User worries are driving search firms to let people manage how much data they reveal when they visit the sites.
Top search engines are storing user data for less time
The top four search sites, Google, Microsoft, Yahoo and Ask, have unveiled plans to cut how much data they hold and how long they store it.
Going furthest Ask said it would let users search without surrendering any data about themselves and their PC.
At the same time Microsoft and Ask have called for an industry-wide deal to draw up standards on user privacy.
The rush to improve privacy policies was started by Google in March
when it announced it would start deleting the final parts of the individual address it collects from each user's computer after 18 months.
Google said it would only keep data for longer if legally compelled to do so.
Earlier this month the firm announced that its cookies would expire two years on from a user's last visit. Prior to the policy change they were set to last until 2038.
A cookie is a tiny text file that huge numbers of websites, including the BBC, use to track users and record how they like to use a particular site.
Microsoft is expected to make a similar announcement to separate the identifying address and other data from searches after 18 months. The information will be held for longer if users request it.
Yahoo said it would delete identifying addresses and cookies after 13 months unless users want the data held longer or law enforcement agencies require it to store the information for longer.

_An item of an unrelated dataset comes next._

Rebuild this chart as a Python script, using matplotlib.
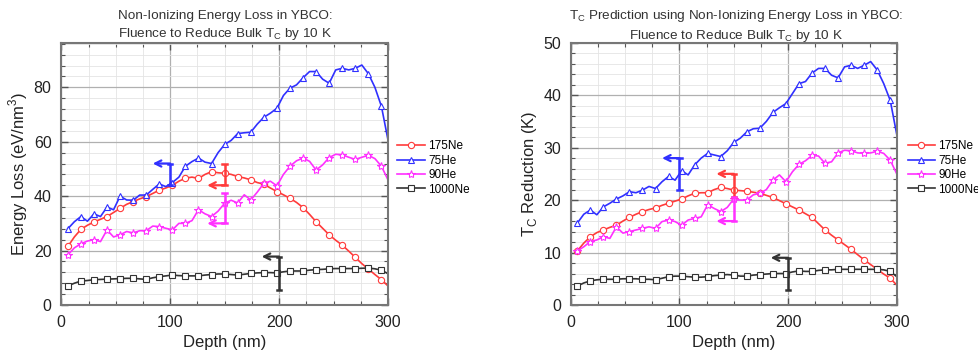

Ask is taking the most radical step by unveiling plans for a tool called AskEraser which, it claims, will let people tune whether data is gathered about them on a search-by-search basis.
The tool is expected to be available in the US and UK by the end of 2007 and in other nations soon after that.
Following the announcements Microsoft and Ask released a joint statement calling on search firms to draw up shared standards that will define what data is collected, what is done with it and how it is used to drive advertising.
"People should be able to search and surf online without having to navigate a complicated patchwork of privacy policies," said Peter Cullen, Microsoft's chief privacy strategist, in a statement.
Doug Leeds, vice president of product management at Ask.com, said: "Anonymous user data can be very useful to enhance search products for all users, but people should have access to privacy controls based on their level of comfort around the storage of their search data."